The UN climate summit is underway in Madrid, and activists are sounding their usual calls for world leaders to achieve carbon neutrality as fast as possible. It’s a fool’s errand.

From California to France to Chile, environmentalists laud leaders for already making the promise, and sometimes even passing legislation, to stop putting more greenhouse gases into the air than they take out.

Democratic presidential hopefuls are adding their voices to the chorus. Front-runner Joe Biden promises to “ensure the US achieves a 100 percent clean-energy economy and reaches net-zero emissions no later than 2050.” Some of his competitors, including Cory Booker and Julian Castro, envision completing this Herculean task at least five years earlier.

Climate change is a real problem. It is man-made, and it will have negative consequences. But trying to stop emitting CO₂ by 2050 or sooner is a very expensive way to do almost no good.

We just have to look to New Zealand, the only country to have actually made an estimate of the cost of achieving carbon neutrality.

New Zealand’s prime minister, Jacinda Ardern, received plaudits this year for passing legislation designed to achieve carbon neutrality by 2050. To her credit, her government asked a respected economics institute to estimate the cost. This revealed that getting to 50 percent below 1990-levels in 2050 would cost at least 5 percent of GDP annually by 2050.

Why so expensive? For the same reason it is expensive anywhere: Weaning economies off fossil fuels and onto pricier, less efficient forms of energy reduces growth and prosperity. The impact quickly adds up.

For New Zealand, the cost is similar to today’s entire expenditure on socialized education and health care. And getting all the way, rather than halfway, will likely cost 16 percent of GDP by 2050. That is more than New Zealand today spends on social security and welfare, health, education, police, courts, defense, environment, and every other part of government combined.

Across the century, the cost for the small island nation of 5 million souls would add up to at least $5 trillion. And this assumes New Zealand implements climate policies efficiently, with a single carbon tax across all sectors of the economy over 80 years.

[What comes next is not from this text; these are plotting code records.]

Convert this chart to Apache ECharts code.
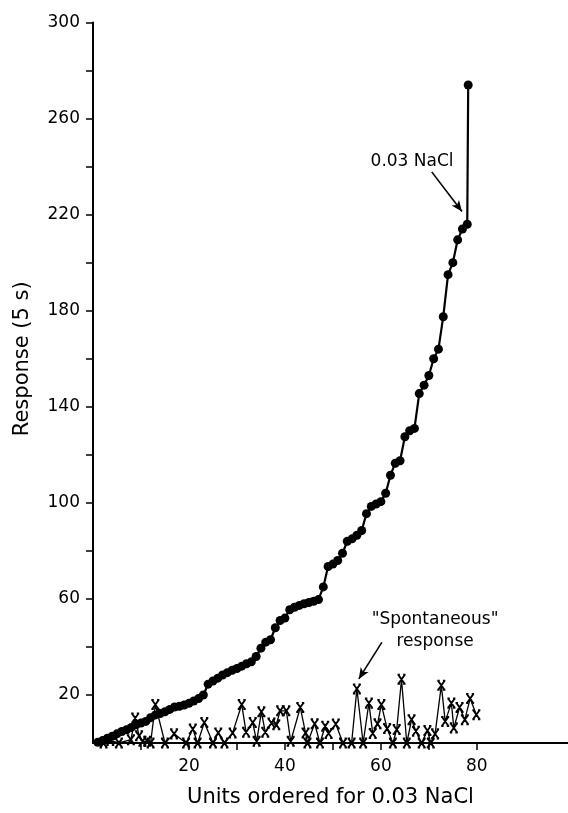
<!DOCTYPE html>
<html>
<head>
<meta charset="utf-8">
<script src="https://cdn.jsdelivr.net/npm/echarts@6/dist/echarts.min.js"></script>
<style>html,body{margin:0;padding:0;background:#fff;}#c{width:568px;height:813px;}</style>
</head>
<body>
<div id="c"></div>
<script>
// Units ordered for 0.03 NaCl (filled dots)
const dotUnits = [1,2,3,4,5,6,7,8,9,10,11,12,13,14,15,16,17,18,19,20,21,22,23,24,25,26,27,28,29,30,31,32,33,34,35,36,37,38,39,40,41,42,43,44,45,46,47,48,49,50,51,52,53,54,55,56,57,58,59,60,61,62,63,64,65,66,67,68,69,70,71,72,73,74,75,76,77,78,78.2];
const dotResponse = [0.3,1,2,2.8,3.8,4.8,5.5,6.5,7.6,8.3,9,10.5,11.7,12.3,13,14,15,15.3,15.8,16.5,17.5,18.5,20,24.5,25.8,27,28.3,29.3,30.3,31,32,33,33.8,36,39.5,42,43,48,51,52,55.5,56.5,57.3,58,58.5,59,59.7,65,73.5,74.5,76,79,84,85,86.5,88.5,95.5,98.5,99.5,100.5,104,111.5,116.5,117.5,127.5,130,131,145.5,149,153,160,164,177.5,195,200,209.5,214,216,274];

// "Spontaneous" response (x markers)
const spontUnits = [2.2,3.6,5.4,7.9,8.8,9.6,10.3,11.3,12.0,13.0,15.0,16.9,19.4,20.8,21.8,23.2,25.0,26.1,27.4,29.1,31.0,31.9,33.3,34.1,35.1,35.9,37.2,38.2,39.0,40.3,41.2,43.2,44.3,44.7,46.2,47.3,48.4,49.1,50.6,52.1,53.9,55.0,56.3,57.5,58.3,59.3,60.1,61.3,62.5,63.3,64.3,65.4,66.4,67.3,68.5,69.7,70.4,71.3,72.6,73.4,74.7,75.2,76.4,77.5,78.6,79.9];
const spontResponse = [0,1,0,1.4,10.4,3,0.7,0.7,0,16,0,3.8,0,5.8,0,8.5,0,4.2,0,4.2,16,4.5,8.5,0.7,13,4.5,8.3,7.6,13.4,13.4,0.7,14.8,4.2,0,8,0,7,4,7.9,0,0,22.5,0,16.6,4,8,16,6,0,5.6,26.5,0,9.7,4.9,0,5.2,0,3.8,24,9,16.6,6.3,14.8,9.7,18.5,11.8];

// Axis ticks and labels
const xTicks = [10,20,30,40,50,60,70,80];
const xLabels = [20,40,60,80];
const yTicks = [20,40,60,80,100,120,140,160,180,200,220,240,260,280,300];
const yLabels = [20,60,100,140,180,220,260,300];

// Annotations
const naclLabel = {text: '0.03 NaCl', at: [66.5, 242]};
const naclArrow = [[70.6, 237.8], [76.9, 221.3]];
const spontLabel = {text: '"Spontaneous"\nresponse', at: [71.3, 46.7]};
const spontArrow = [[60.2, 41.9], [55.4, 26.7]];

const FONT = 'DejaVu Sans';
const chart = echarts.init(document.getElementById('c'), null, {renderer: 'canvas'});

const zip = (a, b) => a.map((v, i) => [v, b[i]]);

chart.setOption({
  animation: false,
  backgroundColor: '#fff',
  grid: {left: 93, right: 0, top: 22.5, bottom: 64.5, containLabel: false},
  xAxis: {
    type: 'value', min: 0, max: 99,
    name: 'Units ordered for 0.03 NaCl', nameLocation: 'middle', nameGap: 44,
    nameTextStyle: {fontFamily: FONT, fontSize: 21, color: '#000'},
    axisLine: {show: true, onZero: false, lineStyle: {color: '#000', width: 2}},
    axisTick: {show: true, customValues: xTicks, length: 7, inside: false, lineStyle: {color: '#000', width: 1.5}},
    axisLabel: {customValues: xLabels, margin: 15, fontFamily: FONT, fontSize: 17, color: '#000'},
    splitLine: {show: false}
  },
  yAxis: {
    type: 'value', min: 0, max: 300,
    name: 'Response (5 s)', nameLocation: 'middle', nameGap: 60,
    nameTextStyle: {fontFamily: FONT, fontSize: 21, color: '#000', padding: [0, 0, 0, 48]},
    axisLine: {show: true, onZero: false, lineStyle: {color: '#000', width: 2}},
    axisTick: {show: true, customValues: yTicks, length: 7, inside: false, lineStyle: {color: '#000', width: 1.5}},
    axisLabel: {customValues: yLabels, margin: 13, fontFamily: FONT, fontSize: 17, color: '#000'},
    splitLine: {show: false}
  },
  series: [
    {
      type: 'line', name: 'spontaneous',
      data: zip(spontUnits, spontResponse),
      symbol: 'path://M0,0L8,9M8,0L0,9M-1,0L2,0M6,0L9,0M-1,9L2,9M6,9L9,9',
      symbolSize: [8, 9],
      itemStyle: {color: '#000', borderColor: '#000', borderWidth: 1.9},
      lineStyle: {color: '#000', width: 1.3},
      clip: false, silent: true,
      markLine: {
        silent: true, symbol: ['none', 'arrow'], symbolSize: [7, 11],
        lineStyle: {color: '#000', width: 1.6, type: 'solid'},
        label: {show: false},
        data: [[{coord: spontArrow[0]}, {coord: spontArrow[1]}]]
      },
      markPoint: {
        silent: true, symbol: 'circle', symbolSize: 0,
        label: {show: true, position: 'inside', formatter: spontLabel.text, fontFamily: FONT, fontSize: 17, lineHeight: 22, color: '#000', align: 'center'},
        data: [{coord: spontLabel.at}]
      }
    },
    {
      type: 'line', name: 'nacl',
      data: zip(dotUnits, dotResponse),
      symbol: 'circle', symbolSize: 9,
      itemStyle: {color: '#000'},
      lineStyle: {color: '#000', width: 2.2},
      clip: false, silent: true,
      markLine: {
        silent: true, symbol: ['none', 'arrow'], symbolSize: [7, 11],
        lineStyle: {color: '#000', width: 1.6, type: 'solid'},
        label: {show: false},
        data: [[{coord: naclArrow[0]}, {coord: naclArrow[1]}]]
      },
      markPoint: {
        silent: true, symbol: 'circle', symbolSize: 0,
        label: {show: true, position: 'inside', formatter: naclLabel.text, fontFamily: FONT, fontSize: 17, color: '#000'},
        data: [{coord: naclLabel.at}]
      }
    }
  ]
});
</script>
</body>
</html>
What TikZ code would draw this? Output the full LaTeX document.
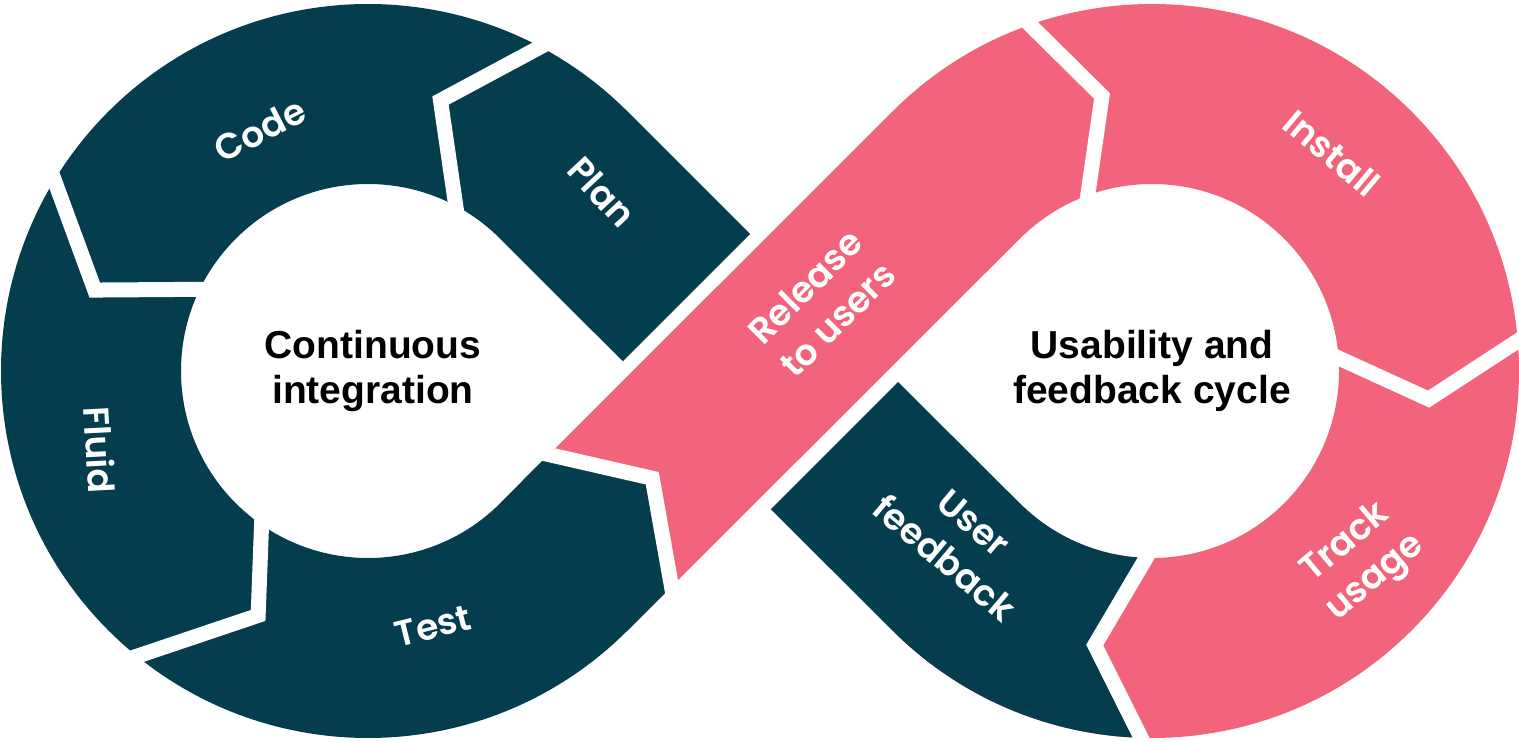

No economy has ever introduced climate policies that effectively, because politicians love to pick winners, promote ineffective solutions like electric cars and lavish subsidies on poorly performing technologies.

What will this achieve? Let’s ­assume that in every one of New Zealand’s elections between now and 2100, governments are chosen that continue to fulfill the promise of going to zero by 2050 and staying there. Imagine, too, that New Zealanders don’t rebel against the inevitably large tax hikes on energy — no “yellow-vest” protests.

In these artificial conditions, if New Zealand meets its promise of zero emissions in 2050 and stays at zero for five decades, then the greenhouse-gas reduction, according to the standard estimate from the United Nations’ climate panel, will deliver a temperature cut by 2100 of 0.004 degrees.

New Zealand is considering spending at least $5 trillion to ­deliver a physically unmeasurable impact by the end of the century.

The math is comparable for most economies: enormous costs and very small benefits. Of course, huge nations like China and America going carbon-neutral by mid-century would indeed generate measurable impacts by 2100, but the costs would also run into the hundreds of trillions, and in the case of China, mean more poverty. Unsurprisingly, most governments and presidential candidates shy away from publishing any real analysis of their promises.

The climate challenge will not be solved by asking people to use less and more expensive energy. A sensible middle ground must be found that could include policies like a low and rising carbon tax. But we must ultimately focus on the reality that the best way to fix climate change is innovation that lowers the price of clean energy below that of fossil fuels.

In Paris in 2015, world leaders promised to double spending on research and development into green energy. They are on track to miss that target. The Madrid conference should focus its energy on innovation — rather than wild-goose chases.

Bjorn Lomborg is president of the Copenhagen Consensus Center.